-- start of Listing --
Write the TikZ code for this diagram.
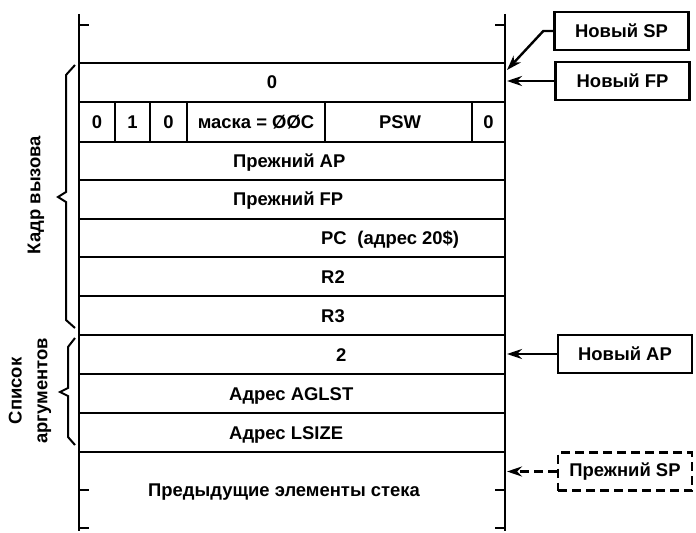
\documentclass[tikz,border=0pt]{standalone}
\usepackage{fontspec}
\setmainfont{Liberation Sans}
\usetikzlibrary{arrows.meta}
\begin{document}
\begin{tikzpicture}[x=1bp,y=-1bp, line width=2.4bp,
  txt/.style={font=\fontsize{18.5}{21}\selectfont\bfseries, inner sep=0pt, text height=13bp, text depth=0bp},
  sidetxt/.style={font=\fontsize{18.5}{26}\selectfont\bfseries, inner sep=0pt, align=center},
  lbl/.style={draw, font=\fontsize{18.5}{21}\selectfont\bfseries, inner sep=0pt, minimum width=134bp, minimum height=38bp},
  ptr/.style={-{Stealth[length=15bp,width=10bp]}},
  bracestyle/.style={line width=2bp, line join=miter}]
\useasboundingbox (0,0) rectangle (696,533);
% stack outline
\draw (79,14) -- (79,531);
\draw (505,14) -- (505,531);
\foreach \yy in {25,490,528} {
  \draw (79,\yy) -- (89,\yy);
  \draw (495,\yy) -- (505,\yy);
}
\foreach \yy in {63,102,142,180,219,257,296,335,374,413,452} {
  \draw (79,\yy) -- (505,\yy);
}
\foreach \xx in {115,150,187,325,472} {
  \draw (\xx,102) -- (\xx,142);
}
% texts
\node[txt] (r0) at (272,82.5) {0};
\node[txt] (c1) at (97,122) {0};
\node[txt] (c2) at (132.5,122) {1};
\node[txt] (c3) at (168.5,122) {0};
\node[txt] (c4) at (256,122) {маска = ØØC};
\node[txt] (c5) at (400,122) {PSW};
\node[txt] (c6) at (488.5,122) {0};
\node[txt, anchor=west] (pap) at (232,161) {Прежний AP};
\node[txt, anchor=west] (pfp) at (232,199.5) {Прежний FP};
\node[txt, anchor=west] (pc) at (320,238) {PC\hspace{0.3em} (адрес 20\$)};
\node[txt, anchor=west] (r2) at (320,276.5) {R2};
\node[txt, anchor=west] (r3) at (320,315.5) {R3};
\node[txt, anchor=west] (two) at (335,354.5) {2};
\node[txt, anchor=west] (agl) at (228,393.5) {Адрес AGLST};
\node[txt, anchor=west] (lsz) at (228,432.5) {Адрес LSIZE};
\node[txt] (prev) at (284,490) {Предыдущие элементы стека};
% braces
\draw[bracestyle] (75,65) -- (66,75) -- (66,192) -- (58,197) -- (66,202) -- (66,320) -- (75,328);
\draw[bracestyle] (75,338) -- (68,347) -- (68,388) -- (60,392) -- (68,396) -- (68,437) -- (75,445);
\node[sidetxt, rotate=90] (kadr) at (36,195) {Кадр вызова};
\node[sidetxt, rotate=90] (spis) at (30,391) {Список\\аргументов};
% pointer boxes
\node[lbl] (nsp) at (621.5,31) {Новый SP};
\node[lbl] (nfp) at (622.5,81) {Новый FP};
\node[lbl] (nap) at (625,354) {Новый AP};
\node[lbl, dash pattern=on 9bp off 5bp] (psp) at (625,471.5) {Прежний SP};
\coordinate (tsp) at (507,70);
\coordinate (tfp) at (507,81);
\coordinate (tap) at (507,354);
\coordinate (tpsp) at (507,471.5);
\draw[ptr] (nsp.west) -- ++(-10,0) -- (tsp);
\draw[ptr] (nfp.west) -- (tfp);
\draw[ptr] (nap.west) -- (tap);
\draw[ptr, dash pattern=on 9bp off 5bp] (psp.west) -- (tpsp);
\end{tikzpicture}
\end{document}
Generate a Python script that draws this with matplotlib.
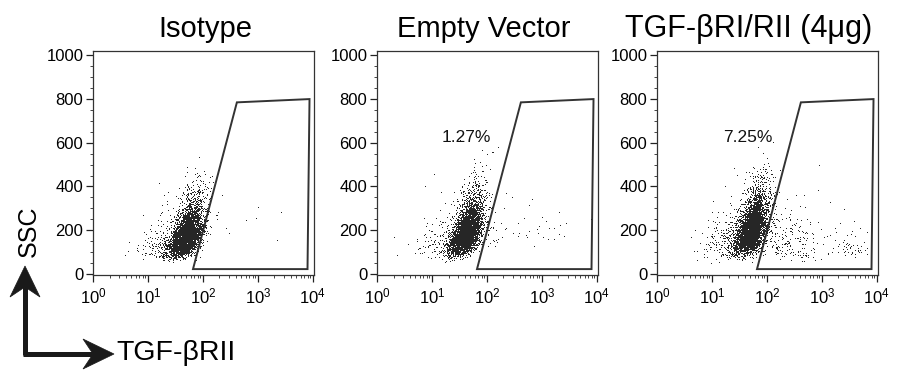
-- end of Listing --
- [Task brief] Find each line with the string "this" and copy it out.

- [Exercise answer]
Write the TikZ code for this diagram.
Generate a Python script that draws this with matplotlib.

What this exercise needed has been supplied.